→ Data block:
···

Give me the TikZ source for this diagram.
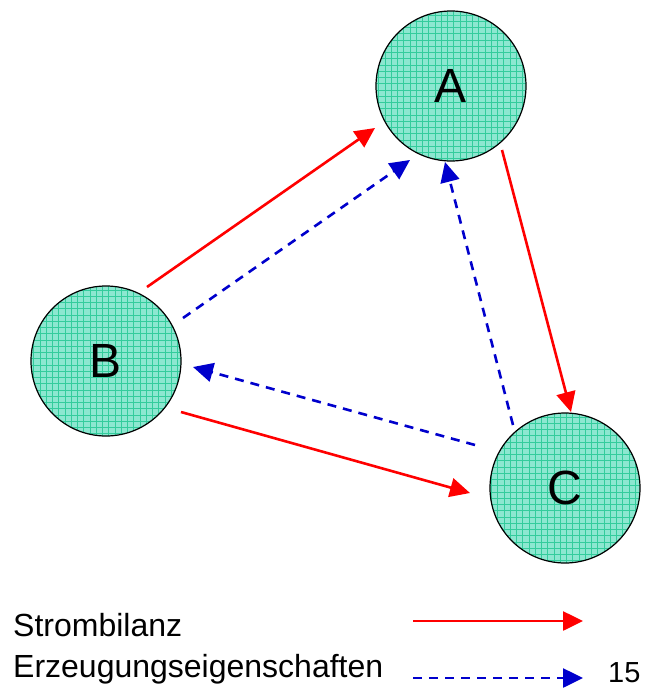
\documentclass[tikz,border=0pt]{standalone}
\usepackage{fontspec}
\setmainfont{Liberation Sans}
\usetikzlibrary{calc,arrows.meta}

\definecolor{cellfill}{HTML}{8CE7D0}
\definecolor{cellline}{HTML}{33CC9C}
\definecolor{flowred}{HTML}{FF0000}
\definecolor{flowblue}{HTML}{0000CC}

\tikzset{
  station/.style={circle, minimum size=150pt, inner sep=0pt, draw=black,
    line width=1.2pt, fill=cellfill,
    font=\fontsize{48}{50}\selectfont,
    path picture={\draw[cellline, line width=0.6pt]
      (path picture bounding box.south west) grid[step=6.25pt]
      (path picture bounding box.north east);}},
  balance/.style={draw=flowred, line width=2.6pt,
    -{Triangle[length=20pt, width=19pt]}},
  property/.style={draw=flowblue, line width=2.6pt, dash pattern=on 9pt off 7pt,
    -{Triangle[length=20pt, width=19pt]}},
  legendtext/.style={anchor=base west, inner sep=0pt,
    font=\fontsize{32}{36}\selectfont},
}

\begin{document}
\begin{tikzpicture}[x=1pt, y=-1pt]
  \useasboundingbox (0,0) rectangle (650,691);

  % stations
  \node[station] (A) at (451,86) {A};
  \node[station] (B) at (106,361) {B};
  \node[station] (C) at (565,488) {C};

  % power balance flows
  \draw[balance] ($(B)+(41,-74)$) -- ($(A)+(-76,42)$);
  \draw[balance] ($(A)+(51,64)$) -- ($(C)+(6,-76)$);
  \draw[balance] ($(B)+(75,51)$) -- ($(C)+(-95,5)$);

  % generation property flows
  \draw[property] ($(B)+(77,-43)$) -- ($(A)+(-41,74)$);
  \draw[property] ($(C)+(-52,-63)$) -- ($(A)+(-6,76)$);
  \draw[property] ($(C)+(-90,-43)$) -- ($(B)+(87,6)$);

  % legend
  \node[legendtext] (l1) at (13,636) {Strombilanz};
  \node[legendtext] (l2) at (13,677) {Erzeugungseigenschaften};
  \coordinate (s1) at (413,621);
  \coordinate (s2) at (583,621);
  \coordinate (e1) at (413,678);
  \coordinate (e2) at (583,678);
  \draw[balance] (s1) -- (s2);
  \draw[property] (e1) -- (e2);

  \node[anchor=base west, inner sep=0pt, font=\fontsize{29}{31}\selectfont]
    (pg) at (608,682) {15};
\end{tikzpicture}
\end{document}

···

→ What the task requires: Leave out the pictures and repeat the lines from the start of the material through the line with "(C) at (565,488)", inclusive.

→ Solution to the exercise:
Give me the TikZ source for this diagram.
\documentclass[tikz,border=0pt]{standalone}
\usepackage{fontspec}
\setmainfont{Liberation Sans}
\usetikzlibrary{calc,arrows.meta}

\definecolor{cellfill}{HTML}{8CE7D0}
\definecolor{cellline}{HTML}{33CC9C}
\definecolor{flowred}{HTML}{FF0000}
\definecolor{flowblue}{HTML}{0000CC}

\tikzset{
  station/.style={circle, minimum size=150pt, inner sep=0pt, draw=black,
    line width=1.2pt, fill=cellfill,
    font=\fontsize{48}{50}\selectfont,
    path picture={\draw[cellline, line width=0.6pt]
      (path picture bounding box.south west) grid[step=6.25pt]
      (path picture bounding box.north east);}},
  balance/.style={draw=flowred, line width=2.6pt,
    -{Triangle[length=20pt, width=19pt]}},
  property/.style={draw=flowblue, line width=2.6pt, dash pattern=on 9pt off 7pt,
    -{Triangle[length=20pt, width=19pt]}},
  legendtext/.style={anchor=base west, inner sep=0pt,
    font=\fontsize{32}{36}\selectfont},
}

\begin{document}
\begin{tikzpicture}[x=1pt, y=-1pt]
  \useasboundingbox (0,0) rectangle (650,691);

  % stations
  \node[station] (A) at (451,86) {A};
  \node[station] (B) at (106,361) {B};
  \node[station] (C) at (565,488) {C};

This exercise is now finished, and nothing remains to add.